Bigger Brighter youth clubs

Although the youth service budget is being reduced, the council is proposing:

  • Expanding the most popular youth clubs with extra capital funding going towards developing Tooting Hub, the Training Resource Centre, and Roehampton Base and Roehampton Youth Club as part of the 'Bigger, Brighter' youth service.
  • Working with community groups interested in running Lennox, Heathbrook and Base D youth centres.
  • Introducing a new, easy-access community youth grant scheme which is open for applications from the voluntary and community groups.

Play and early years

We are exploring whether some play and early years services can be better run by new providers, giving them more freedom to manage services and to make them more responsive to local residents, including:

  • Working with Lambeth Council to continue running services on the site of Heathbrook one o'clock and children's centre.
  • Exploring the possible transfer of three other children's centres and other one o'clock clubs to alternative providers, with the Alton Morning Group in Roehampton closing.
  • Transferring the crèche budget to individual children's centres.
  • Joining up with Catch 22 to provide targeted after school services at the Alton Activity centre and closure of the less-popular Doddington Activity centre.
  • £200,000 for new play equipment in Tooting Common and Garratt Park.
  • Offering space in Eastwood Children's Centre for a small community venture to run Roehampton Community Café.

Help for families with complex needs

  • A new Family Recovery Plan will provide intensive intervention for the most troubled families in the borough.
  • Streamlining the drafting of special needs assessments will make the process easier and more supportive for families of children with special needs.
  • Appointing an entirely independent chairman for serious case reviews will bring impartial scrutiny to any case where a child dies or is seriously injured.

"As a result of the spending squeeze we face some difficult decisions on savings in all service areas," says cabinet member for education and children's services, Cllr Kathy Tracey.
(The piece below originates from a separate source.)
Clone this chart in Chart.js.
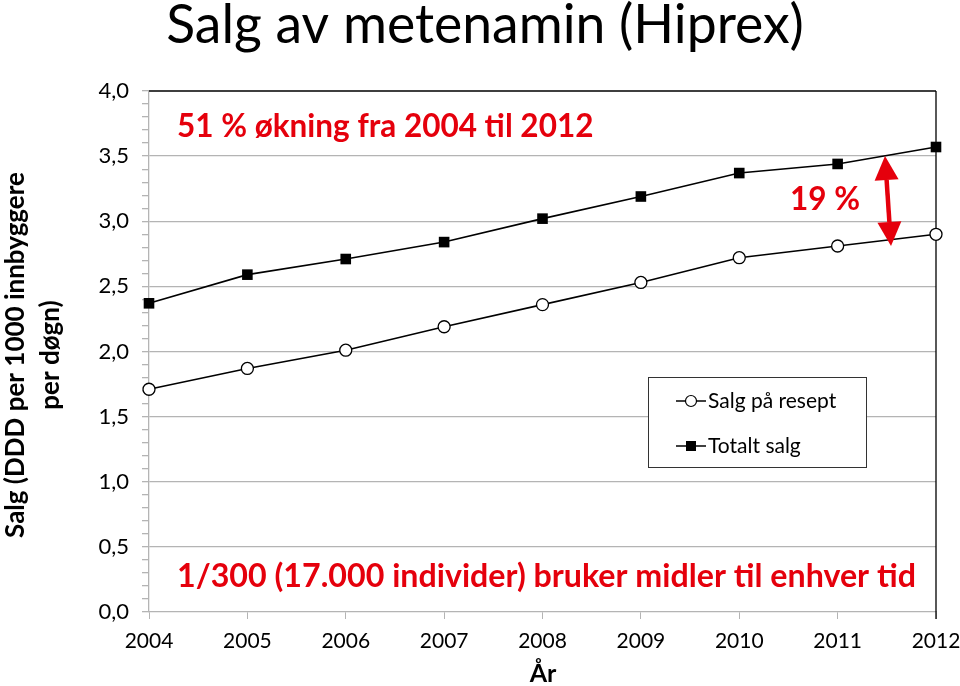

"We are now talking to a number of people about how to achieve savings whist minimising the impact on local people. This includes exploring whether some services can be better run by new providers. We have a long history of finding imaginative ways to reduce costs by working creatively with private, voluntary and public sector partners.

"Ofsted rate children's services in Wandsworth as 'outstanding' and with the expansion in choice for parents and freedom for our schools to manage themselves, we are confident Ofsted will rate us 'outstanding' again next year."

Thirty out of the 80 schools in Wandsworth are rated as 'outstanding' by Ofsted, one of the highest proportions in the country.  The council's ambition is for 50 per cent of schools to be outstanding within two years.